Protecto a vendu plus de 1 000 housses anti-gel pour les compteurs d’eau l’an dernier
Avec cette nouvelle aventure, Protecto s’apprête à changer de dimension avec une promesse de chiffre d’affaires très importante. Cependant, il ne délaisse pas ses premières amours : la fameuse housse anti-gel pour compteurs d’eau qui lui a déjà valu des prix au concours Lépine et au CES de Las Vegas. Cela fait maintenant deux ans que la société commercialise son produit et elle commence à voir décoller les ventes. « Sur le dernier exercice, nous avons vendu environ 1 200 housses », indique Mourad Amara.
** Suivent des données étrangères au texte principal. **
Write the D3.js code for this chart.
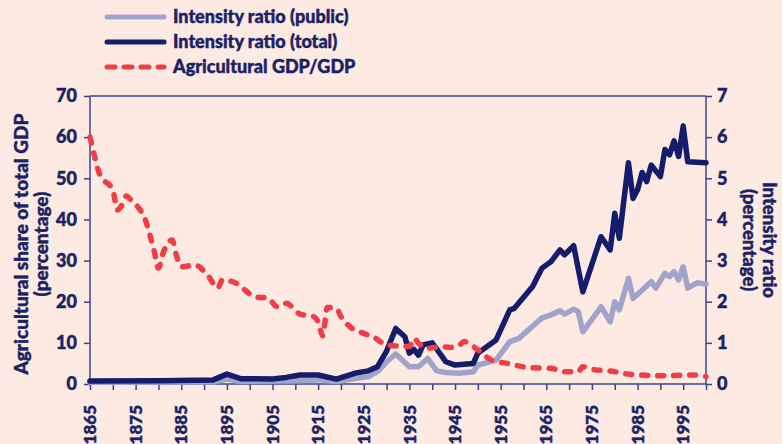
<!DOCTYPE html>
<html>
<head>
<meta charset="utf-8">
<script src="https://cdn.jsdelivr.net/npm/d3@7"></script>
<style>
  body { margin: 0; background: #fdeae3; }
  svg { display: block; }
  text { font-family: Lato, "Open Sans", sans-serif; font-weight: 900; fill: #1b2263; stroke: #1b2263; stroke-width: 0.45px; }
</style>
</head>
<body>
<div class="chart"></div>
<script>
// agricultural GDP share (left axis, %)
var agriYears = [1865,1866,1867,1868,1870,1871,1872,1873,1874,1876,1877,1878,1879,1880,1881,1883,1884,1885,1888,1891,1893,1894,1897,1899,1901,1904,1906,1908,1911,1914,1915,1916,1917,1919,1920,1922,1925,1927,1930,1933,1935,1936,1937,1939,1942,1944,1946,1947,1950,1953,1957,1961,1966,1969,1972,1973,1975,1980,1983,1991,1997,2000];
var agriValues = [60,55.3,51.3,49.6,47.2,42.3,43.5,45.7,44.7,42.3,40.3,36.7,32.6,28.2,31.8,35,31,28.5,28.9,26.1,23.3,25.3,24.5,22.8,21.2,20.9,18.8,19.6,17,16.4,15.1,11.7,18.6,18.4,16.4,13.9,12.3,11.5,9.5,9.2,9.1,11.1,9.9,8.7,9.1,8.9,9.5,10.3,8.3,5.8,4.9,4.0,3.8,3.0,3.0,4.2,3.6,3.0,2.4,2.0,2.2,1.8];

// intensity ratio, total (right axis, %)
var totalYears = [1865,1880,1892,1895,1898,1905,1908,1911,1915,1919,1923,1926,1928,1930,1932,1934,1935,1936,1937,1938,1940,1941,1943,1945,1949,1950,1954,1957,1958,1962,1964,1966,1968,1969,1971,1973,1977,1979,1980,1981,1983,1984,1985,1986,1987,1988,1990,1991,1992,1993,1994,1995,1996,2000];
var totalValues = [0.07,0.08,0.1,0.24,0.13,0.12,0.16,0.22,0.22,0.12,0.26,0.32,0.42,0.8,1.35,1.15,0.75,0.84,0.7,0.95,1.0,0.85,0.54,0.46,0.5,0.75,1.07,1.8,1.84,2.37,2.81,2.97,3.26,3.14,3.36,2.24,3.58,3.26,4.15,3.54,5.38,4.51,4.72,5.14,4.92,5.32,5.04,5.7,5.57,5.91,5.53,6.27,5.4,5.38];

// intensity ratio, public (right axis, %)
var publicYears = [1865,1892,1895,1898,1910,1915,1919,1926,1928,1930,1932,1935,1937,1939,1941,1943,1946,1949,1950,1954,1957,1959,1964,1966,1968,1969,1971,1972,1973,1976,1977,1979,1980,1981,1983,1984,1986,1988,1989,1991,1992,1993,1994,1995,1996,1998,2000];
var publicValues = [0.04,0.05,0.12,0.06,0.08,0.1,0.06,0.18,0.3,0.54,0.73,0.42,0.42,0.62,0.32,0.28,0.26,0.3,0.46,0.58,1.03,1.11,1.6,1.68,1.78,1.7,1.82,1.76,1.27,1.72,1.88,1.51,2.0,1.8,2.57,2.08,2.28,2.49,2.33,2.69,2.61,2.73,2.53,2.85,2.33,2.46,2.43];

var yearTicks = d3.range(1865, 2001, 5);
var yearLabels = d3.range(1865, 2000, 10);
var leftTicks = d3.range(0, 71, 10);
var rightTicks = d3.range(0, 8, 1);

var legendLabels = ["Intensity ratio (public)", "Intensity ratio (total)", "Agricultural GDP/GDP"];

var width = 782, height = 444;
var margin = {left: 90, right: 76, top: 96, bottom: 60};

var colTotal = "#141c6b", colPublic = "#a1a4ca", colAgri = "#ef3e46", colAxis = "#3d4389";

var svg = d3.select(".chart").append("svg")
    .attr("width", width)
    .attr("height", height);

var x = d3.scaleLinear().domain([1865, 2000]).range([margin.left, width - margin.right]);
var yL = d3.scaleLinear().domain([0, 70]).range([height - margin.bottom, margin.top]);
var yR = d3.scaleLinear().domain([0, 7]).range([height - margin.bottom, margin.top]);

// frame top line
svg.append("line")
    .attr("x1", x(1865)).attr("x2", x(2000))
    .attr("y1", yL(70)).attr("y2", yL(70))
    .attr("stroke", colAxis).attr("stroke-width", 1.5);

function styleAxis(g) {
    g.select(".domain").attr("stroke", colAxis).attr("stroke-width", 1.5);
    g.selectAll(".tick line").attr("stroke", colAxis).attr("stroke-width", 1.5);
    g.selectAll("text").attr("fill", "#1b2263").style("font-size", "18px")
        .attr("font-family", null);
}

var gLeft = svg.append("g")
    .attr("transform", "translate(" + x(1865) + ",0)")
    .call(d3.axisLeft(yL).tickValues(leftTicks).tickSize(6).tickPadding(7).tickFormat(d3.format("d")));
styleAxis(gLeft);
gLeft.select(".domain").attr("d", "M0," + yL(0) + "V" + yL(70));

var gRight = svg.append("g")
    .attr("transform", "translate(" + x(2000) + ",0)")
    .call(d3.axisRight(yR).tickValues(rightTicks).tickSize(6).tickPadding(5).tickFormat(d3.format("d")));
styleAxis(gRight);
gRight.select(".domain").attr("d", "M0," + yR(0) + "V" + yR(7));

var gBottom = svg.append("g")
    .attr("transform", "translate(0," + yL(0) + ")")
    .call(d3.axisBottom(x).tickValues(yearTicks).tickSize(6).tickFormat(""));
styleAxis(gBottom);
gBottom.select(".domain").attr("d", "M" + x(1865) + ",0H" + x(2000));

svg.append("g").selectAll("text")
    .data(yearLabels)
    .join("text")
    .attr("transform", function(d) { return "translate(" + x(d) + "," + (yL(0) + 21) + ") rotate(-90)"; })
    .attr("text-anchor", "end")
    .attr("dy", "0.36em")
    .style("font-size", "17px")
    .text(function(d) { return d; });

// axis titles
var leftTitle = svg.append("text")
    .attr("transform", "translate(28," + yL(34) + ") rotate(-90)")
    .attr("text-anchor", "middle")
    .style("font-size", "19px");
leftTitle.append("tspan").attr("x", 0).attr("y", 0).text("Agricultural share of total GDP");
leftTitle.append("tspan").attr("x", 0).attr("y", 20).text("(percentage)");

var rightTitle = svg.append("text")
    .attr("transform", "translate(763," + yR(3.5) + ") rotate(90)")
    .attr("text-anchor", "middle")
    .style("font-size", "18.5px");
rightTitle.append("tspan").attr("x", 0).attr("y", 0).text("Intensity ratio");
rightTitle.append("tspan").attr("x", 0).attr("y", 20).text("(percentage)");

// series
function pairs(years, values) {
    return years.map(function(d, i) { return [d, values[i]]; });
}

var lineR = d3.line().x(function(d) { return x(d[0]); }).y(function(d) { return yR(d[1]); });
var lineL = d3.line().x(function(d) { return x(d[0]); }).y(function(d) { return yL(d[1]); })
    .curve(d3.curveMonotoneX);

svg.append("path")
    .datum(pairs(publicYears, publicValues))
    .attr("d", lineR)
    .attr("fill", "none")
    .attr("stroke", colPublic)
    .attr("stroke-width", 5.5)
    .attr("stroke-linejoin", "round")
    .attr("stroke-linecap", "round");

svg.append("path")
    .datum(pairs(totalYears, totalValues))
    .attr("d", lineR)
    .attr("fill", "none")
    .attr("stroke", colTotal)
    .attr("stroke-width", 5.5)
    .attr("stroke-linejoin", "round")
    .attr("stroke-linecap", "round");

svg.append("path")
    .datum(pairs(agriYears, agriValues))
    .attr("d", lineL)
    .attr("fill", "none")
    .attr("stroke", colAgri)
    .attr("stroke-width", 5.5)
    .attr("stroke-dasharray", "6,10")
    .attr("stroke-linecap", "round");

// legend
var legend = svg.append("g").attr("class", "legend");
var legendStyles = [
    {stroke: colPublic, dash: null},
    {stroke: colTotal, dash: null},
    {stroke: colAgri, dash: "8,9"}
];
legendLabels.forEach(function(label, i) {
    var ly = 17 + i * 25;
    legend.append("line")
        .attr("x1", 107).attr("x2", 164)
        .attr("y1", ly).attr("y2", ly)
        .attr("stroke", legendStyles[i].stroke)
        .attr("stroke-width", 5)
        .attr("stroke-linecap", "round")
        .attr("stroke-dasharray", legendStyles[i].dash);
    legend.append("text")
        .attr("x", 173).attr("y", ly)
        .attr("dy", "0.35em")
        .style("font-size", "18px")
        .text(label);
});
</script>
</body>
</html>
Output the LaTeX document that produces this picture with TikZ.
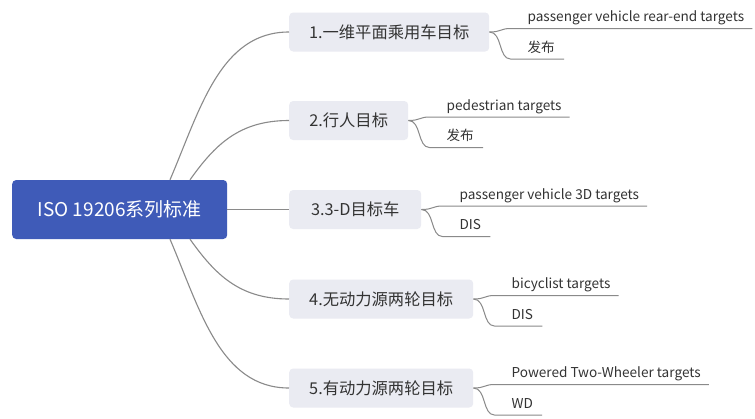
\documentclass[tikz,border=0pt]{standalone}
\usepackage{fontspec}
\setmainfont{Noto Sans CJK SC}
\usetikzlibrary{calc}
\definecolor{rootblue}{HTML}{3F5BB8}
\definecolor{boxfill}{HTML}{EAEBF2}
\definecolor{linegray}{HTML}{8A8A8A}
\definecolor{txt}{HTML}{333333}
\begin{document}
\begin{tikzpicture}[x=1pt,y=-1pt,
  rootbox/.style={fill=rootblue, rounded corners=4pt, minimum width=215pt, minimum height=59pt, text=white, font=\fontsize{19}{22}\selectfont, anchor=west, inner sep=0pt},
  catbox/.style={fill=boxfill, rounded corners=4pt, minimum height=39pt, text=txt, font=\fontsize{16.3}{19}\selectfont, anchor=west, inner sep=0pt},
  leaf/.style={text=txt, font=\fontsize{13.6}{16}\selectfont, anchor=base west, inner sep=0pt},
  conn/.style={draw=linegray, line width=1.1pt},
  lconn/.style={draw=linegray, line width=1pt}]
\fill[white] (0,0) rectangle (755,418);
\useasboundingbox (0,0) rectangle (755,418);

\node[rootbox] (root) at (12,209.5) {ISO 19206系列标准};

\node[catbox, minimum width=200pt] (b1) at (289,32) {1.一维平面乘用车目标};
\node[catbox, minimum width=119pt] (b2) at (289,120.5) {2.行人目标};
\node[catbox, minimum width=132pt] (b3) at (289,209.5) {3.3-D目标车};
\node[catbox, minimum width=184pt] (b4) at (289,299) {4.无动力源两轮目标};
\node[catbox, minimum width=184pt] (b5) at (289,388) {5.有动力源两轮目标};

% main connectors
\draw[conn] ([xshift=158pt]root.north west) .. controls +(30,-70) and +(-69,0) .. (b1.west);
\draw[conn] ([xshift=178pt]root.north west) .. controls +(25,-35) and +(-50,0) .. (b2.west);
\draw[conn] (root.east) -- (b3.west);
\draw[conn] ([xshift=178pt]root.south west) .. controls +(25,35) and +(-50,0) .. (b4.west);
\draw[conn] ([xshift=158pt]root.south west) .. controls +(30,70) and +(-69,0) .. (b5.west);

% leaves
\foreach \b/\up/\dn in {b1/passenger vehicle rear-end targets/发布,
                        b2/pedestrian targets/发布,
                        b3/passenger vehicle 3D targets/DIS,
                        b4/bicyclist targets/DIS,
                        b5/Powered Two-Wheeler targets/WD}{
  \coordinate (\b u) at ($(\b.east)+(21,-3.5)$);
  \coordinate (\b d) at ($(\b.east)+(21,27)$);
  \node[leaf] (\b ut) at ($(\b u)+(17,-7)$) {\up};
  \node[leaf] (\b dt) at ($(\b d)+(17,-7)$) {\dn};
  \draw[lconn] (\b.east) .. controls +(12,0) and +(-10,0) .. (\b u) -- ($(\b ut.east |- \b u)+(8,0)$);
  \draw[lconn] (\b.east) .. controls +(13,0) and +(-12,0) .. (\b d) -- ($(\b dt.east |- \b d)+(9,0)$);
}
\end{tikzpicture}
\end{document}
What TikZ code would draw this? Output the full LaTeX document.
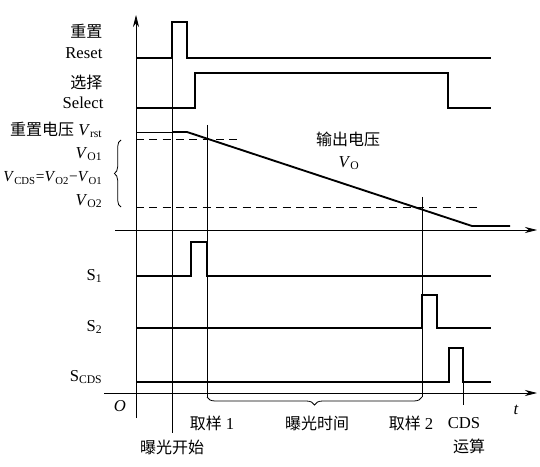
\documentclass[tikz,border=0pt]{standalone}
\usepackage{fontspec}
\setmainfont{Liberation Serif}
\newfontfamily\cjk{Noto Sans CJK SC}
\usepackage{tikz}
\usetikzlibrary{arrows.meta,decorations.pathreplacing,positioning}

\begin{document}
\begin{tikzpicture}[
  x=0.75pt, y=-0.75pt,
  every node/.style={font=\fontsize{12.5}{14}\selectfont, inner sep=1pt},
  sig/.style={line width=1.4pt, line join=miter},
  thinline/.style={line width=0.6pt},
  axis/.style={thinline, -{Stealth[length=3.2mm, width=1.6mm]}},
  guide/.style={thinline, dashed, dash pattern=on 6pt off 4pt},
  lab/.style={anchor=east},
  cnlab/.style={font=\fontsize{12}{14}\selectfont\cjk},
  brace/.style={thinline, decorate, decoration={brace, amplitude=#1}},
  brace/.default=5pt,
]
\useasboundingbox (0,0) rectangle (540,467);

% === axes ===
\draw[axis] (136,418) -- (136,15);
\draw[axis] (115,230) -- (537,230);
\draw[axis] (104,393) -- (537,393);
\node (orig) at (120,406) {\textit{O}};
\node (taxis) at (516,410) {\textit{t}};

% === key instants ===
\coordinate (expo) at (172,58);
\coordinate (smp1) at (207,125);
\coordinate (smp2) at (422,197);
\coordinate (cds) at (463,348);

% === Reset / Select ===
\node[lab, cnlab] (rstcn) at (104,31) {重置};
\node[lab] (rsten) at (104,53) {Reset};
\draw[sig] (136,58) -- (172,58) -- (172,22) -- (187,22) -- (187,58) -- (491,58);

\node[lab, cnlab] (selcn) at (104,82) {选择};
\node[lab] (selen) at (105,103) {Select};
\draw[sig] (136,108) -- (195,108) -- (195,73) -- (448,73) -- (448,108) -- (491,108);

% === output voltage ===
\node[lab] (vrst) at (104,130) {{\cjk\fontsize{12}{14}\selectfont 重置电压} \textit{V}\textsubscript{rst}};
\node[lab] (vo1) at (104,154) {\textit{V}\textsubscript{O1}};
\node[lab, font=\fontsize{11.5}{13}\selectfont] (vcds) at (104,178)
  {\textit{V}\textsubscript{CDS}=\textit{V}\textsubscript{O2}\textminus\textit{V}\textsubscript{O1}};
\node[lab] (vo2) at (104,201) {\textit{V}\textsubscript{O2}};
\draw[brace=5pt] (121,207) -- (121,140);

\draw[thinline] (136,132) -- (172,132);
\draw[sig] (172,132) -- (187,132) -- (472,226) -- (510,226);
\draw[guide] (136,139) -- (242,139);
\draw[guide] (136,207) -- (478,207);
\node[cnlab] (vocn) at (348,139) {输出电压};
\node (voen) at (349,163) {\textit{V}\textsubscript{O}};

% === sample switches ===
\node[lab] (s1) at (104,276) {S\textsubscript{1}};
\draw[sig] (136,276) -- (191,276) -- (191,242) -- (207,242) -- (207,276) -- (491,276);

\node[lab] (s2) at (104,327) {S\textsubscript{2}};
\draw[sig] (136,328) -- (422,328) -- (422,295) -- (437,295) -- (437,328) -- (491,328);

\node[lab] (scds) at (104,377) {S\textsubscript{CDS}};
\draw[sig] (136,382) -- (449,382) -- (449,348) -- (463,348) -- (463,382) -- (491,382);

% === time markers ===
\draw[thinline] (expo) -- (172,433);
\draw[thinline] (smp1) -- (207,397);
\draw[thinline] (smp2) -- (422,397);
\draw[thinline] (cds) -- (463,405);
\draw[brace=6pt, decoration={mirror}] (207,397) -- (422,397);

\node[cnlab] (expstart) at (172,447) {曝光开始};
\node (smp1lab) at (212,423) {{\cjk\fontsize{12}{14}\selectfont 取样} 1};
\node[cnlab] (expotime) at (317,423) {曝光时间};
\node (smp2lab) at (411,423) {{\cjk\fontsize{12}{14}\selectfont 取样} 2};
\node (cdslab) at (464,423) {CDS};
\node[cnlab] (cdsop) at (469,446) {运算};
\end{tikzpicture}
\end{document}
Ce qui porte son chiffre d’affaires à près de 100 000 euros. Mais juste avant le confinement, Protecto a signé avec plusieurs enseignes de bricolages (Union Matériaux, la quincaillerie aixoise) pour distribuer ses housses dans leurs magasins. Un partenariat qui devrait booster ses ventes. Il continue aussi de travailler sur sa housse connectée, « un produit technologique très évolué qui permet de repérer les éventuelles fuites et économiser ainsi beaucoup d’eau », détaille le patron. Cette fois, il s’adresse surtout aux collectivités. Les premiers contrats étaient sur le point de se conclure au mois de mars « mais le Covid-19 a tout arrêté. Ce n’est cependant qu’un retard, on devrait bientôt signer », assure Mourad Amara.